(Excerpt from a dataset)
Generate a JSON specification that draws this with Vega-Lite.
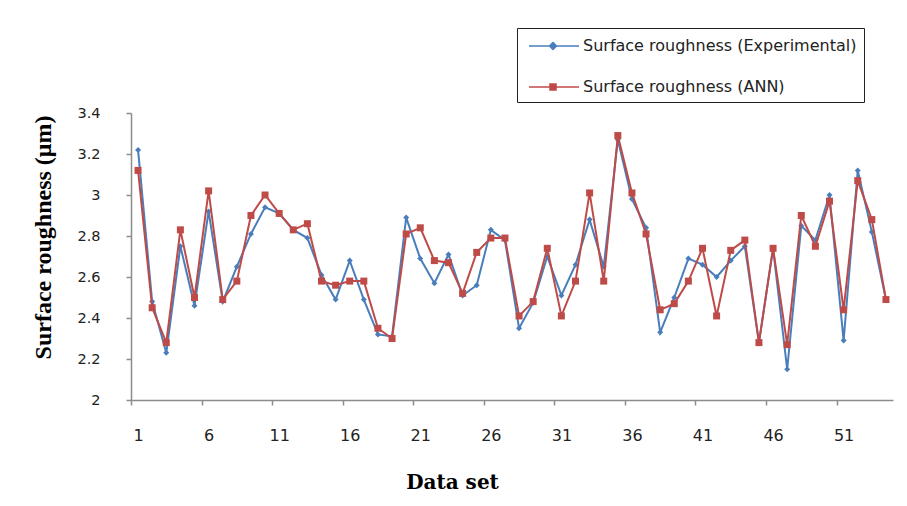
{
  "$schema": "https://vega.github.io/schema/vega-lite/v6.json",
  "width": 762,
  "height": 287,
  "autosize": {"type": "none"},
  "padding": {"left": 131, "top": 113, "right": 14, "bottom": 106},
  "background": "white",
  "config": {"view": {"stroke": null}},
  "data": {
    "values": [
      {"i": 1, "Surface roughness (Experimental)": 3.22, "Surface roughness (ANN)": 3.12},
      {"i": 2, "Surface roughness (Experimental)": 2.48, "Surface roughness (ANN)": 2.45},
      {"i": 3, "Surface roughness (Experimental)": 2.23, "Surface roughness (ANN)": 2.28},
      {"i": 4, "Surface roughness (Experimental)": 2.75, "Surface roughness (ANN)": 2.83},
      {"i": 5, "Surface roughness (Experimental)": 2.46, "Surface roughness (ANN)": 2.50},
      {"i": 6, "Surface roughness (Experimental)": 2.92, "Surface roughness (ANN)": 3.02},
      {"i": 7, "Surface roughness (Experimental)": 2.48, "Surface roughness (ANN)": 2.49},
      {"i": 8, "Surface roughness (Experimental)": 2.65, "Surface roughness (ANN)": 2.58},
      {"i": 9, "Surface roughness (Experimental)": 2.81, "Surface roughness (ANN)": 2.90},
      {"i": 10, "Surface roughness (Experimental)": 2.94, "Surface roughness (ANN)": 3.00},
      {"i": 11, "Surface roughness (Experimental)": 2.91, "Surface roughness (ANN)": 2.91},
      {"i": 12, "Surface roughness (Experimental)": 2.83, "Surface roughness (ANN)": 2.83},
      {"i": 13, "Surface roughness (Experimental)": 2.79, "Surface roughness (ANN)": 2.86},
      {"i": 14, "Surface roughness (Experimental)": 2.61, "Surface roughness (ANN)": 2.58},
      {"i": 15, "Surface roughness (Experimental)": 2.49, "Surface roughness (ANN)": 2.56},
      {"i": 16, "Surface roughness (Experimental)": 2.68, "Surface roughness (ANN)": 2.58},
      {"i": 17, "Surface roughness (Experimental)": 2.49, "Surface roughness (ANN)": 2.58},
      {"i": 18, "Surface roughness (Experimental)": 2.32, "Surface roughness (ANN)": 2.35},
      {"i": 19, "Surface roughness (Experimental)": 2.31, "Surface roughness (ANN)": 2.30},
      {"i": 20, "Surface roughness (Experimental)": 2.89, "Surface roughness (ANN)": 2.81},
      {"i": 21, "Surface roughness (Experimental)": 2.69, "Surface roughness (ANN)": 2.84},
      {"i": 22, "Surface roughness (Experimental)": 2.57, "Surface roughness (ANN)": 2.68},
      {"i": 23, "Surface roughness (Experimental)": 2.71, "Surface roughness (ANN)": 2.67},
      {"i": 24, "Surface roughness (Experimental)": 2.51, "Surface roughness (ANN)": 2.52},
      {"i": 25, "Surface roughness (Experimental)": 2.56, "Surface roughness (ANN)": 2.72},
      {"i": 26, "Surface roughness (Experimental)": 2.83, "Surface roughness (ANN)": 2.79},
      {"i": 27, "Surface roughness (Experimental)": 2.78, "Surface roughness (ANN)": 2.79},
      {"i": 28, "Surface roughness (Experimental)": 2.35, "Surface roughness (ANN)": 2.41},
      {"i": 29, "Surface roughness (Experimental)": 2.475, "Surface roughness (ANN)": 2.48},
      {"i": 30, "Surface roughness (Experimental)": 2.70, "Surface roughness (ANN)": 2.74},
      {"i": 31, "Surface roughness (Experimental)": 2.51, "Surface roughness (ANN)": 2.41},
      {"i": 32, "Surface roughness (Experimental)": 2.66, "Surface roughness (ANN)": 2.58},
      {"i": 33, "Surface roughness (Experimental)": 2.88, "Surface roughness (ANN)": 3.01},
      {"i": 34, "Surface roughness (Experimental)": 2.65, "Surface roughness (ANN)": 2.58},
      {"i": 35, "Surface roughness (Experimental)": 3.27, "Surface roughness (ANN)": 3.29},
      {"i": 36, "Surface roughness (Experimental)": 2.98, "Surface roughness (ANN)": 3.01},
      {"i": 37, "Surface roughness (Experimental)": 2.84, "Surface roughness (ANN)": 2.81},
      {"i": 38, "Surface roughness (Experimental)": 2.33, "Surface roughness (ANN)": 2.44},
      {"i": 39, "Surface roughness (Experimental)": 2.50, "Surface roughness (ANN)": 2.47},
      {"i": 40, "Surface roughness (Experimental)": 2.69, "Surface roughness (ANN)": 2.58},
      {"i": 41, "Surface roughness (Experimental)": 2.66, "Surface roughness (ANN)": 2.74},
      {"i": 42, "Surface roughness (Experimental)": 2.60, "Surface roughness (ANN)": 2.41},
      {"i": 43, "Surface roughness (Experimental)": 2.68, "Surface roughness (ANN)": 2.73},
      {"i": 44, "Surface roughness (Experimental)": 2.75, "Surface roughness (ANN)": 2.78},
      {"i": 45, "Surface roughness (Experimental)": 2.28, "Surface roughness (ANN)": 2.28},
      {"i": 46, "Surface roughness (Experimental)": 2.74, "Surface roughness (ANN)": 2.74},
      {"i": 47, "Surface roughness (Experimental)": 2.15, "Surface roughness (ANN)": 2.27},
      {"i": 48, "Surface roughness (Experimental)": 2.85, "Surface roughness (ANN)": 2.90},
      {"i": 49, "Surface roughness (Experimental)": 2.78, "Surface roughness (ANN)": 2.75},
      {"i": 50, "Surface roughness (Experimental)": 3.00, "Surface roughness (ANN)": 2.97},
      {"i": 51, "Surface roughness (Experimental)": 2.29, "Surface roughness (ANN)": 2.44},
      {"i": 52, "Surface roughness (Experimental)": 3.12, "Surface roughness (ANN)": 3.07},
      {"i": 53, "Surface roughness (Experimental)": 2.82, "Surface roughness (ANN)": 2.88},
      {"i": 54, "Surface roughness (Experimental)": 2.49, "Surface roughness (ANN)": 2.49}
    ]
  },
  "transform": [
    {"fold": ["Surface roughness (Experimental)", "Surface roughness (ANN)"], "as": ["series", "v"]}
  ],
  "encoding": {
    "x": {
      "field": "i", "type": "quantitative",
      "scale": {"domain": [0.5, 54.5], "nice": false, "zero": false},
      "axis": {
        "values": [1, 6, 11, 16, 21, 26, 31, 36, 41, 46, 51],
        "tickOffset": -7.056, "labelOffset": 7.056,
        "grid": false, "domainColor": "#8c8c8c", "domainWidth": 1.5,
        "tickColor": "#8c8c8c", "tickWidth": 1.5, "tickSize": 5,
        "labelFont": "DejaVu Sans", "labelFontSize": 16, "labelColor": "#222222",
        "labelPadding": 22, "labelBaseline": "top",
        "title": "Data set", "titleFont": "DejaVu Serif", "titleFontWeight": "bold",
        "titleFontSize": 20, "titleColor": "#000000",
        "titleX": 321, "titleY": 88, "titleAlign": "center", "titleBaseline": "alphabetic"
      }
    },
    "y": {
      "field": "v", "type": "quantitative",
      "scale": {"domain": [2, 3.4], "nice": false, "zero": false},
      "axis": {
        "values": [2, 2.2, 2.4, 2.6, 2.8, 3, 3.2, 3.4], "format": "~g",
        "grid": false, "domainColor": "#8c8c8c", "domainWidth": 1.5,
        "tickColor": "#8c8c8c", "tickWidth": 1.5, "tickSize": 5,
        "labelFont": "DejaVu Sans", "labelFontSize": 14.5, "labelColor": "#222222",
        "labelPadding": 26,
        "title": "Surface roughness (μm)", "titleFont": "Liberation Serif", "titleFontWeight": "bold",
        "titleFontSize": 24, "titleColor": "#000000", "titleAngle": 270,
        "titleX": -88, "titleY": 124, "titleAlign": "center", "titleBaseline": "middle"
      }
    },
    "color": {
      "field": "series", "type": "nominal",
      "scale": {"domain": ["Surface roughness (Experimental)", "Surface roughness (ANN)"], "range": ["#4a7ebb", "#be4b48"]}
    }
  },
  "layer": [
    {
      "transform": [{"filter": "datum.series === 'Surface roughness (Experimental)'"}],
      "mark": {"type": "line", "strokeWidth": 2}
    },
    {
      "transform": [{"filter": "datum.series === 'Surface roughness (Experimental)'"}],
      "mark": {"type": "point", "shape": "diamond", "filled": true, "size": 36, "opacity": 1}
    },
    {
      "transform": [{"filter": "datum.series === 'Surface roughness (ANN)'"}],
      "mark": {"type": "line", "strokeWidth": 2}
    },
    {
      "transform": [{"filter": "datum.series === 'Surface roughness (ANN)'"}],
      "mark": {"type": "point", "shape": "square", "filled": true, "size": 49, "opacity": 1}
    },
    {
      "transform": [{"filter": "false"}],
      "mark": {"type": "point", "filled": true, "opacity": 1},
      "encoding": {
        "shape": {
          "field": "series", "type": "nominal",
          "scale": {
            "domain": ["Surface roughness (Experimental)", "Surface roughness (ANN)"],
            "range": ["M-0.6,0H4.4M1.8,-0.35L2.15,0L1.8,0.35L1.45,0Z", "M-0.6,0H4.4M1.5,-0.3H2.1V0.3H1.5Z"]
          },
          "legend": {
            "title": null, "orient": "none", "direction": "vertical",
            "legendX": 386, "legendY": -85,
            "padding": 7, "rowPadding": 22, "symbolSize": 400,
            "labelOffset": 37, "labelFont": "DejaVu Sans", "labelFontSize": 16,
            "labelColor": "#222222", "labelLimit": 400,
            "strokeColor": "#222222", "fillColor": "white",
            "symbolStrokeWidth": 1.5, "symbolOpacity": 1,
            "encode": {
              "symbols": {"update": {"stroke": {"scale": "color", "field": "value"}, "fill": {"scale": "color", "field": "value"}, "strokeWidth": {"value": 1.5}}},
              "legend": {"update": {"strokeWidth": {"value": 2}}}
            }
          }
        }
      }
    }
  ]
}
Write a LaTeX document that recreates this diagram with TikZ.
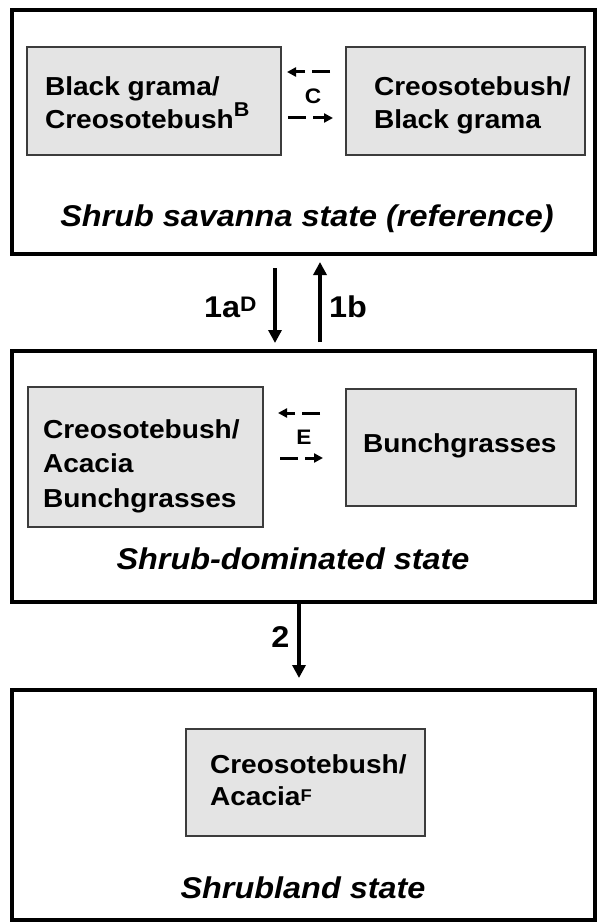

> Challenge
Go through the records above and copy every line with the word "this".

> Task solution
Generate a JSON specification that draws this with Vega-Lite.
Write a LaTeX document that recreates this diagram with TikZ.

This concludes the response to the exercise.